Wednesday, August 23rd 2000, 12:00 am
David J. D'Angelo, a coin press operator at the Philadelphia Mint, did not purposefully make any of the defective coins that he stole from December 1998 until last March, said First Assistant U.S. Attorney Michael Levy.
Collectors and dealers have noticed some spectacular error coins coming out of the Philadelphia Mint in recent years, including four new Sacagawea dollar coins on which one face was struck as a Washington quarter instead of the American Indian guide and translator. Auctions of those coins have brought up to $41,000 each.
D'Angelo did not have any of the rare Sacagawea coins, Levy said Tuesday.
D'Angelo, 45, of suburban Broomall, agreed to plead guilty at a later date, his attorney, Nicholas Guarente, said Monday.
Guarente said D'Angelo cooperated with investigators, including disclosing a hiding place inside the downtown Mint where federal agents found a large cache of coins.
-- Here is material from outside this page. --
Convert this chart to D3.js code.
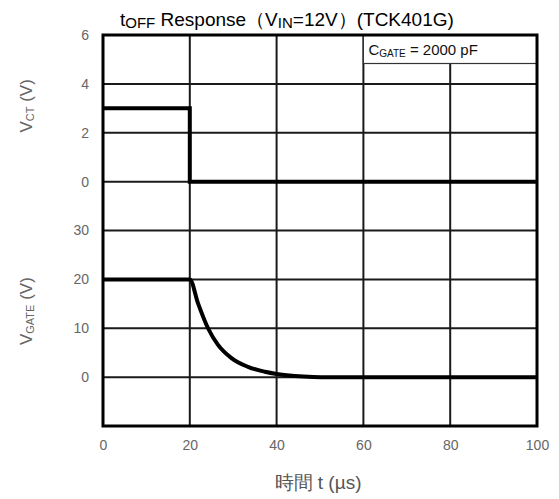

Mint spokesman Michael White would not comment about the criminal case or about security in general.
Irregular coins and stamps are supposed to be destroyed. In 1996, federal prosecutors charged a worker at a contract printing plant in New York with stealing Richard Nixon commemorative stamps made for the Postal Service that had an upside-down name. About 140 of the misprinted 32-cent stamps sold for $800,000 at auction.